SYDNEY - It's a radical idea, and one unlikely to go down well with the young New Zealanders who flock to well-paid jobs in West Australian mines.
The Opposition leader, Tony Abbott, is considering banning the dole for Australians under 30, in the hope they will fill vacancies in the booming resources industry.
Abbott told mining industry executives this week the scheme would take pressure off the welfare system, and reduce demand for skilled migrants.
But the Prime Minister, Kevin Rudd, dismissed it as "policy making on the run".
The idea was raised in Perth on Monday with about 15 industry leaders.
Abbott told ABC radio yesterday: "I had a very free-ranging discussion with people who were complaining bitterly about the difficulty of getting people to work. And we were canvassing about whether changes to the social security system might help to create more incentives to work."

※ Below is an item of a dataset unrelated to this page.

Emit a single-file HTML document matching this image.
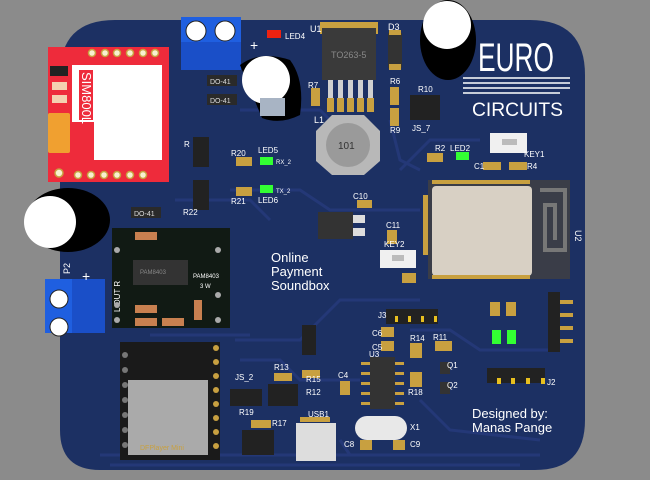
<!DOCTYPE html>
<html><head><meta charset="utf-8"><style>
html,body{margin:0;padding:0;background:#8b8b8b;}
svg{display:block}
text{font-family:"Liberation Sans",sans-serif;}
</style></head><body>
<svg width="650" height="480" viewBox="0 0 650 480" xmlns="http://www.w3.org/2000/svg">
<rect width="650" height="480" fill="#8b8b8b"/>
<!-- board -->
<path d="M115,20 L530,20 Q585,20 585,75 L585,420 Q585,470 535,470 L100,470 Q60,470 60,430 L60,75 Q60,20 115,20 Z" fill="#1c3063"/>
<!-- traces -->
<g stroke="#25397a" stroke-width="3" fill="none" opacity="0.9">
<path d="M240,110 L320,110 L330,120"/><path d="M230,190 L300,190 L330,210 L420,210"/>
<path d="M235,340 L300,340 L340,300 L420,300"/><path d="M240,360 L280,360 L300,380 L360,380"/>
<path d="M400,170 L430,140 L480,140"/><path d="M410,330 L450,330 L480,350 L560,350"/>
<path d="M420,400 L450,430 L540,440"/><path d="M110,465 L520,465"/><path d="M100,455 L540,455"/>
<path d="M175,200 L250,200 L270,220"/><path d="M390,120 L400,160 L420,170"/>
<path d="M340,440 L350,455"/><path d="M150,335 L250,335"/>
</g>
<!-- SIM800L -->
<rect x="48" y="47" width="121" height="135" fill="#ee2b3b"/>
<rect x="72" y="65" width="90" height="95" fill="#fff"/>
<rect x="72" y="122" width="22" height="38" fill="#ee2b3b"/>
<rect x="79" y="70" width="14" height="50" fill="#ee2b3b"/>
<text x="0" y="0" transform="translate(82,72) rotate(90)" font-family="Liberation Serif" font-size="13" fill="#fff">SIM800L</text>
<rect x="48" y="113" width="22" height="40" rx="2" fill="#f0a030"/>
<rect x="50" y="66" width="18" height="10" fill="#222"/>
<rect x="52" y="82" width="15" height="8" fill="#f4d0b0"/><rect x="52" y="95" width="15" height="8" fill="#f4d0b0"/>
<g fill="#f8f0d0" stroke="#c8a040" stroke-width="1.5">
<circle cx="92" cy="53" r="3.5"/><circle cx="105" cy="53" r="3.5"/><circle cx="117" cy="53" r="3.5"/><circle cx="130" cy="53" r="3.5"/><circle cx="143" cy="53" r="3.5"/><circle cx="155" cy="53" r="3.5"/>
<circle cx="78" cy="175" r="3.5"/><circle cx="91" cy="175" r="3.5"/><circle cx="104" cy="175" r="3.5"/><circle cx="117" cy="175" r="3.5"/><circle cx="130" cy="175" r="3.5"/><circle cx="143" cy="175" r="3.5"/>
<circle cx="59" cy="173" r="4"/></g>
<!-- top terminal -->
<rect x="181" y="17" width="60" height="53" fill="#1f5fe0"/>
<rect x="181" y="42" width="60" height="28" fill="#1a4fc8"/>
<circle cx="196" cy="31" r="10" fill="#fff" stroke="#222" stroke-width="1"/><circle cx="225" cy="31" r="10" fill="#fff" stroke="#222" stroke-width="1"/>
<text x="250" y="50" font-size="14" fill="#fff">+</text>
<!-- left terminal -->
<rect x="45" y="279" width="60" height="54" fill="#1f5fe0"/>
<rect x="72" y="279" width="33" height="54" fill="#1a4fc8"/>
<circle cx="59" cy="299" r="9" fill="#fff" stroke="#222"/><circle cx="59" cy="327" r="9" fill="#fff" stroke="#222"/>
<text x="70" y="274" font-size="9" fill="#fff" transform="rotate(-90 70 274)">P2</text>
<text x="82" y="281" font-size="14" fill="#fff">+</text>
<!-- big caps -->
<ellipse cx="68" cy="220" rx="42" ry="32" fill="#000"/><circle cx="50" cy="222" r="26" fill="#fff"/>
<path d="M240,65 Q260,50 290,60 Q305,80 300,115 Q280,125 262,118 Z" fill="#000"/>
<circle cx="266" cy="80" r="24" fill="#fff"/>
<rect x="260" y="98" width="25" height="18" fill="#a8b4c4"/>
<ellipse cx="448" cy="40" rx="28" ry="40" fill="#000"/><circle cx="447" cy="25" r="24" fill="#fff"/>
<!-- diodes -->
<g><rect x="207" y="75" width="30" height="11" fill="#2a2a2a"/><rect x="207" y="94" width="30" height="11" fill="#2a2a2a"/><rect x="131" y="207" width="30" height="11" fill="#2a2a2a"/></g>
<text x="210" y="84" font-size="7" fill="#ddd">DO-41</text><text x="210" y="103" font-size="7" fill="#ddd">DO-41</text><text x="134" y="216" font-size="7" fill="#ddd">DO-41</text>
<!-- U1 -->
<rect x="320" y="22" width="58" height="12" fill="#c8a040"/>
<rect x="322" y="28" width="54" height="52" fill="#3a3a3a"/>
<text x="331" y="58" font-size="9" fill="#888">TO263-5</text>
<g fill="#d0d0d0"><rect x="328" y="80" width="5" height="25"/><rect x="338" y="80" width="5" height="25"/><rect x="348" y="80" width="5" height="25"/><rect x="358" y="80" width="5" height="25"/><rect x="368" y="80" width="5" height="25"/></g>
<g fill="#c8a040"><rect x="327" y="98" width="7" height="14"/><rect x="337" y="98" width="7" height="14"/><rect x="347" y="98" width="7" height="14"/><rect x="357" y="98" width="7" height="14"/><rect x="367" y="98" width="7" height="14"/></g>
<text x="310" y="32" font-size="9" fill="#fff">U1</text>
<!-- D3 -->
<rect x="388" y="33" width="14" height="35" fill="#333"/><rect x="389" y="30" width="12" height="5" fill="#c8a040"/><rect x="389" y="64" width="12" height="6" fill="#c8a040"/>
<text x="388" y="30" font-size="9" fill="#fff">D3</text>
<!-- L1 -->
<polygon points="332,115 364,115 380,131 380,161 364,175 332,175 316,161 316,131" fill="#b8b8b8"/>
<circle cx="348" cy="145" r="22" fill="#9a9a9a"/>
<text x="338" y="149" font-size="10" fill="#333">101</text>
<text x="314" y="123" font-size="9" fill="#fff">L1</text>
<!-- ESP U2 -->
<rect x="428" y="180" width="142" height="99" fill="#3a3d48"/>
<rect x="432" y="186" width="100" height="90" rx="4" fill="#d8d0c4"/>
<path d="M540,190 L565,190 L565,250 L545,250 L545,205 L555,205 L555,240" stroke="#777" stroke-width="4" fill="none"/>
<g fill="#c8a040"><rect x="432" y="180" width="98" height="4"/><rect x="432" y="275" width="98" height="4"/><rect x="423" y="195" width="5" height="60"/></g>
<text x="575" y="230" font-size="9" fill="#fff" transform="rotate(90 575 230)">U2</text>
<!-- logo -->
<text x="478" y="71" font-size="40" fill="#fff" font-family="Liberation Sans Narrow" textLength="76" lengthAdjust="spacingAndGlyphs">EURO</text>
<g stroke="#fff" stroke-width="1.5"><line x1="463" y1="78" x2="570" y2="78"/><line x1="463" y1="83" x2="570" y2="83"/><line x1="463" y1="88" x2="570" y2="88"/><line x1="463" y1="93" x2="560" y2="93"/></g>
<text x="472" y="116" font-size="19" fill="#fff" textLength="91" lengthAdjust="spacingAndGlyphs">CIRCUITS</text>
<!-- PAM board -->
<rect x="112" y="228" width="118" height="100" fill="#111a14"/>
<rect x="133" y="260" width="55" height="25" fill="#333"/>
<text x="140" y="274" font-size="6" fill="#888">PAM8403</text>
<text x="193" y="278" font-size="6" fill="#fff">PAM8403</text><text x="200" y="288" font-size="6" fill="#fff">3 W</text>
<text x="120" y="312" font-size="8" fill="#fff" transform="rotate(-90 120 312)">L OUT R</text>
<g fill="#c88050"><rect x="135" y="232" width="22" height="8"/><rect x="135" y="305" width="22" height="8"/><rect x="135" y="318" width="22" height="8"/><rect x="162" y="318" width="22" height="8"/><rect x="194" y="300" width="8" height="20"/></g>
<g fill="#aaa"><circle cx="117" cy="250" r="3"/><circle cx="117" cy="305" r="3"/><circle cx="117" cy="320" r="3"/><circle cx="218" cy="250" r="3"/><circle cx="218" cy="295" r="3"/><circle cx="218" cy="320" r="3"/></g>
<!-- DFPlayer -->
<rect x="120" y="342" width="100" height="118" fill="#1a1a1a"/>
<rect x="128" y="380" width="80" height="75" fill="#aaa"/>
<text x="140" y="450" font-size="7" fill="#c8a040">DFPlayer Mini</text>
<g fill="#777"><circle cx="125" cy="355" r="3"/><circle cx="125" cy="370" r="3"/><circle cx="125" cy="385" r="3"/><circle cx="125" cy="400" r="3"/><circle cx="125" cy="415" r="3"/><circle cx="125" cy="430" r="3"/><circle cx="125" cy="445" r="3"/></g>
<g fill="#c8a040"><circle cx="216" cy="348" r="3"/><circle cx="216" cy="362" r="3"/><circle cx="216" cy="376" r="3"/><circle cx="216" cy="390" r="3"/><circle cx="216" cy="404" r="3"/><circle cx="216" cy="418" r="3"/><circle cx="216" cy="432" r="3"/><circle cx="216" cy="446" r="3"/></g>
<!-- jumpers -->
<g fill="#222"><rect x="193" y="137" width="16" height="30"/><rect x="193" y="180" width="16" height="30"/><rect x="230" y="389" width="32" height="17"/><rect x="268" y="384" width="30" height="22"/><rect x="242" y="430" width="32" height="25"/><rect x="302" y="325" width="14" height="30"/><rect x="410" y="95" width="30" height="25"/></g>
<!-- LEDs -->
<rect x="260" y="157" width="13" height="8" fill="#3f3"/><rect x="260" y="185" width="13" height="8" fill="#3f3"/><rect x="456" y="152" width="13" height="8" fill="#3f3"/>
<rect x="492" y="330" width="9" height="14" fill="#3f3"/><rect x="507" y="330" width="9" height="14" fill="#3f3"/>
<rect x="267" y="30" width="14" height="8" fill="#e21"/>
<!-- small SMD parts -->
<g fill="#c8a040"><rect x="236" y="157" width="16" height="9"/><rect x="236" y="187" width="16" height="9"/><rect x="311" y="88" width="9" height="18"/><rect x="390" y="87" width="9" height="18"/><rect x="390" y="108" width="9" height="18"/><rect x="427" y="153" width="16" height="9"/><rect x="483" y="162" width="18" height="8"/><rect x="509" y="162" width="18" height="8"/><rect x="357" y="200" width="15" height="8"/><rect x="387" y="230" width="10" height="14"/><rect x="402" y="273" width="14" height="10"/><rect x="381" y="327" width="13" height="10"/><rect x="381" y="341" width="13" height="10"/><rect x="410" y="343" width="12" height="15"/><rect x="410" y="372" width="12" height="15"/><rect x="435" y="341" width="17" height="10"/><rect x="340" y="381" width="10" height="14"/><rect x="360" y="440" width="12" height="10"/><rect x="393" y="440" width="12" height="10"/><rect x="302" y="370" width="18" height="8"/><rect x="274" y="373" width="18" height="8"/><rect x="251" y="420" width="20" height="8"/><rect x="490" y="302" width="10" height="14"/><rect x="506" y="302" width="10" height="14"/></g>
<rect x="318" y="212" width="35" height="27" fill="#333"/><rect x="353" y="215" width="12" height="8" fill="#ddd"/><rect x="353" y="228" width="12" height="8" fill="#ddd"/>
<!-- keys -->
<rect x="490" y="133" width="37" height="20" fill="#f0f0f0"/><rect x="502" y="139" width="15" height="6" fill="#bbb"/>
<rect x="380" y="250" width="36" height="18" fill="#f0f0f0"/><rect x="392" y="255" width="12" height="6" fill="#bbb"/>
<!-- U3 -->
<rect x="370" y="357" width="25" height="52" fill="#333"/>
<g fill="#c8a040"><rect x="361" y="362" width="9" height="3"/><rect x="361" y="372" width="9" height="3"/><rect x="361" y="382" width="9" height="3"/><rect x="361" y="392" width="9" height="3"/><rect x="361" y="402" width="9" height="3"/><rect x="395" y="362" width="9" height="3"/><rect x="395" y="372" width="9" height="3"/><rect x="395" y="382" width="9" height="3"/><rect x="395" y="392" width="9" height="3"/><rect x="395" y="402" width="9" height="3"/></g>
<rect x="440" y="362" width="10" height="12" fill="#333"/><rect x="440" y="382" width="10" height="12" fill="#333"/>
<!-- X1 -->
<rect x="355" y="416" width="52" height="24" rx="12" fill="#e8e8e8"/>
<!-- USB -->
<rect x="296" y="423" width="40" height="38" fill="#ddd"/><rect x="300" y="417" width="30" height="5" fill="#c8a040"/>
<!-- headers -->
<rect x="386" y="309" width="52" height="15" fill="#222"/>
<g fill="#e8c020"><rect x="395" y="316" width="3" height="6"/><rect x="408" y="316" width="3" height="6"/><rect x="421" y="316" width="3" height="6"/><rect x="434" y="316" width="3" height="6"/></g>
<rect x="487" y="368" width="58" height="15" fill="#222"/>
<g fill="#e8c020"><rect x="497" y="378" width="4" height="6"/><rect x="511" y="378" width="4" height="6"/><rect x="526" y="378" width="4" height="6"/><rect x="541" y="378" width="4" height="6"/></g>
<rect x="548" y="292" width="12" height="60" fill="#222"/>
<g fill="#c8a040"><rect x="560" y="300" width="13" height="4"/><rect x="560" y="313" width="13" height="4"/><rect x="560" y="326" width="13" height="4"/><rect x="560" y="339" width="13" height="4"/></g>
<!-- labels -->
<g font-size="8" fill="#fff">
<text x="285" y="39">LED4</text><text x="258" y="153">LED5</text><text x="258" y="203">LED6</text><text x="231" y="156">R20</text><text x="231" y="204">R21</text><text x="183" y="215">R22</text><text x="184" y="147">R</text>
<text x="276" y="164" font-size="6">RX_2</text><text x="276" y="193" font-size="6">TX_2</text>
<text x="308" y="88">R7</text><text x="390" y="84">R6</text><text x="390" y="133">R9</text><text x="418" y="92">R10</text><text x="412" y="131">JS_7</text>
<text x="435" y="151">R2</text><text x="450" y="151">LED2</text><text x="524" y="157">KEY1</text><text x="474" y="169">C1</text><text x="527" y="169">R4</text>
<text x="353" y="199">C10</text><text x="386" y="228">C11</text><text x="384" y="247">KEY2</text>
<text x="378" y="318">J3</text><text x="372" y="336">C6</text><text x="372" y="350">C5</text><text x="369" y="357">U3</text><text x="410" y="341">R14</text><text x="433" y="340">R11</text>
<text x="447" y="368">Q1</text><text x="447" y="388">Q2</text><text x="408" y="395">R18</text><text x="338" y="378">C4</text><text x="410" y="430">X1</text><text x="344" y="447">C8</text><text x="410" y="447">C9</text>
<text x="308" y="417">USB1</text><text x="274" y="370">R13</text><text x="306" y="382">R15</text><text x="306" y="395">R12</text><text x="235" y="380">JS_2</text><text x="239" y="415">R19</text><text x="272" y="426">R17</text>
<text x="547" y="385">J2</text>
</g>
<text x="271" y="262" font-size="13" fill="#fff">Online</text>
<text x="271" y="276" font-size="13" fill="#fff">Payment</text>
<text x="271" y="290" font-size="13" fill="#fff">Soundbox</text>
<text x="472" y="418" font-size="13" fill="#fff">Designed by:</text>
<text x="472" y="432" font-size="13" fill="#fff">Manas Pange</text>
</svg>
</body></html>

He said the proposal was not yet official Coalition policy, but added: "If there are jobs available, they shouldn't be on the dole. It's as simple as that."
Thousands of overseas workers, including New Zealanders, have found work in the mining industry in Western Australia and Queensland in recent years.

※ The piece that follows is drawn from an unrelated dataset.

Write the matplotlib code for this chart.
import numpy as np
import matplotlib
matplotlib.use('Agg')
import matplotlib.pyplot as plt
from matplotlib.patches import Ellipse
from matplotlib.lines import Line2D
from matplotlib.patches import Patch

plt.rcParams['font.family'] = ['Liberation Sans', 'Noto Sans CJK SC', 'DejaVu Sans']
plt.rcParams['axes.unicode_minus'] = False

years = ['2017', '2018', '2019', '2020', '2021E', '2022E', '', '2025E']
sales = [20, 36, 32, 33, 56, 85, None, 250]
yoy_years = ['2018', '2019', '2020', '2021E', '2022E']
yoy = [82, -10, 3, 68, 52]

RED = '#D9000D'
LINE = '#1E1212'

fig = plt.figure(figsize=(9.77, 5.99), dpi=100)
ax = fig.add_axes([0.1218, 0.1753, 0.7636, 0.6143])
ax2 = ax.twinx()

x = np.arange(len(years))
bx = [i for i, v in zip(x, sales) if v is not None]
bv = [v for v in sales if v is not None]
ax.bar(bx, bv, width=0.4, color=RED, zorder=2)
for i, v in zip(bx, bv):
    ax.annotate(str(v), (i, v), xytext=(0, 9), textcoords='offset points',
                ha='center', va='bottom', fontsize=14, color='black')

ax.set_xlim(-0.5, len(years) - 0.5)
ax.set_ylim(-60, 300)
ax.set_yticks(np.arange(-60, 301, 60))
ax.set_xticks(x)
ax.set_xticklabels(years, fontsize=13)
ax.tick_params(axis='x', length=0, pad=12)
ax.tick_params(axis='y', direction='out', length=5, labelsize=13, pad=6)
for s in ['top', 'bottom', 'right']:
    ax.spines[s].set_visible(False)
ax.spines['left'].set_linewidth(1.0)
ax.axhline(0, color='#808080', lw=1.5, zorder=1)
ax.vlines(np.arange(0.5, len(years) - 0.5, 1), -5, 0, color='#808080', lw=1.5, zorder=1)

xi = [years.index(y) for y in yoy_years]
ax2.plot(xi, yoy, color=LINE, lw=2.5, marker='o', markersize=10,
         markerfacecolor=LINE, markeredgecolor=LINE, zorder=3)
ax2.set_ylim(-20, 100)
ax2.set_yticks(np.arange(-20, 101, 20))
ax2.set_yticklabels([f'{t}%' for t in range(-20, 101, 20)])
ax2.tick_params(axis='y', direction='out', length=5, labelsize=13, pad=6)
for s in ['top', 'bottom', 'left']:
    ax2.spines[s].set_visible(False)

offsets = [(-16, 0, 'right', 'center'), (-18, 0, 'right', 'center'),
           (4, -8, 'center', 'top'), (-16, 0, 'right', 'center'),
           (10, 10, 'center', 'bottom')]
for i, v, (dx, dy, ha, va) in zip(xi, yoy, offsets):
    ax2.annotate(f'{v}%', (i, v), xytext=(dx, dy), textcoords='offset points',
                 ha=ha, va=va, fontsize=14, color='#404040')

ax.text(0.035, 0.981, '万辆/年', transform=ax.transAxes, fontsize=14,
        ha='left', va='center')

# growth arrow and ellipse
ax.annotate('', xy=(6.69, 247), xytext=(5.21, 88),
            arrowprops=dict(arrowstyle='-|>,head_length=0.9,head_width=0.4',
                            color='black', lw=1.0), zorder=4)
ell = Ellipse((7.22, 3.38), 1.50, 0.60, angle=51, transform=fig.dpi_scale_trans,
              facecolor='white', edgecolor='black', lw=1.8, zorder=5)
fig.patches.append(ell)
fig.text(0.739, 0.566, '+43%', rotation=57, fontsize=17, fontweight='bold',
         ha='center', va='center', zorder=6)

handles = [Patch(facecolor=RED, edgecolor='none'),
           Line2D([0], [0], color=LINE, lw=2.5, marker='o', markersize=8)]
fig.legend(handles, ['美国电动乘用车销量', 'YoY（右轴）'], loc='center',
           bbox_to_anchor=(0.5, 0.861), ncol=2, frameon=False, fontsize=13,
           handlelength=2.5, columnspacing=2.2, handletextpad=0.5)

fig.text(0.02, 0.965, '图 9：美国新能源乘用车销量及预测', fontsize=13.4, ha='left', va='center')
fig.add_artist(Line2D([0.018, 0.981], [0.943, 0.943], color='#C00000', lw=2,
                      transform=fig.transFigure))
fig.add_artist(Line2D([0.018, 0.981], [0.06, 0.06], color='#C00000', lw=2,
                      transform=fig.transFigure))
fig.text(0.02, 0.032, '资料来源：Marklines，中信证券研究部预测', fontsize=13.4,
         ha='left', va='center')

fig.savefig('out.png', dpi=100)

With the sector booming again, the Minerals Council of Australia says that if Australia wants to maintain its share of global markets, the number of workers will have to grow by about 86,000 over the next decade.
Abbott wants more of those jobs to be filled by able-bodied Australians, and he raised the possibility of a Coalition government funding skills training for the unemployed.
However, the national secretary of the Australian Workers Union, Paul Howes, said the idea was "stupid" and "crass politics at its worst".
He told Sky News: "It's the type of thing we did hear from Pauline Hanson. I think it's one of Tony Abbott's Sarah Palin moments.
"You can't just pluck any old Joe out of an area of chronic unemployment, dump them in a mine and think that that somehow is going to solve the skills shortage. If he genuinely thinks you are going to solve an economically crippling skills shortage by taking punitive measures against welfare recipients, he has clearly never lived in the real world."
Demand for workers is expected to be particularly intense in the coming years in Western Australia, where a number of massive resources projects are scheduled to begin, including a A$43 billion ($56 billion) liquefied natural gas development on Barrow Island, off the Pilbara coast, and a planned expansion of Woodside Petroleum's Pluto gas plant, near Karratha.
Of the 86,000 new workers projected to be needed nationally, 31,000 of them will be skilled tradespeople.
Abbott was criticised by colleagues last month when he announced a proposal to give parents six months' leave on full pay of up to A$150,000 a year, without consulting them.